The firm pursues a portfolio approach rather than betting on a single large facility. It has built footprints in states including Michigan, Illinois, and other regulated markets, acquiring or obtaining multiple medium-sized cultivation permits and corresponding retail licenses. This geographically diversified structure hedges against localized regulatory changes and allows Ascend to supply both retail partners and its own store locations. Revenue comes from retail sales at company-owned dispensaries and from wholesale bulk-product sales to third-party retailers.

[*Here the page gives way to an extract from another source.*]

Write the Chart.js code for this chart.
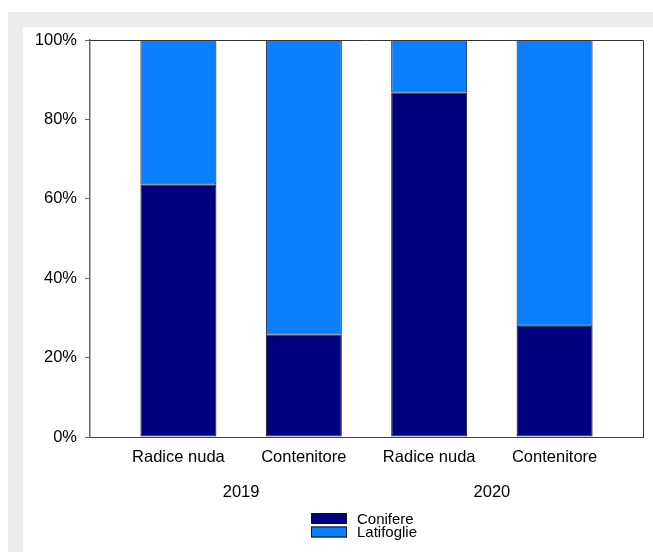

| Revenue Source | Description |
|---|---|
| Retail operations | Direct consumer sales through owned dispensaries |
| Wholesale distribution | Bulk cannabis and finished products to licensed retailers |
| Branded consumer lines | Proprietary edibles, concentrates, and other product formats |
| Licensed cultivation surplus | Excess production capacity sold into state wholesale markets |
Like all cannabis operators, Ascend faces a structural challenge: profitability is squeezed between state excise taxes (which can reach 20-40% of retail price), licensing compliance costs, and commodity-like price competition as individual markets mature. The company’s branded product strategy and retail network differentiate it somewhat from pure growers, but once a market reaches saturation, margin compression is inevitable. Investors assess these companies primarily on per-location revenue, operating margins, free cash generation, and runway to profitability. The 10-K discloses licensed jurisdictions, facility counts, and retail location details essential to tracking operational scale.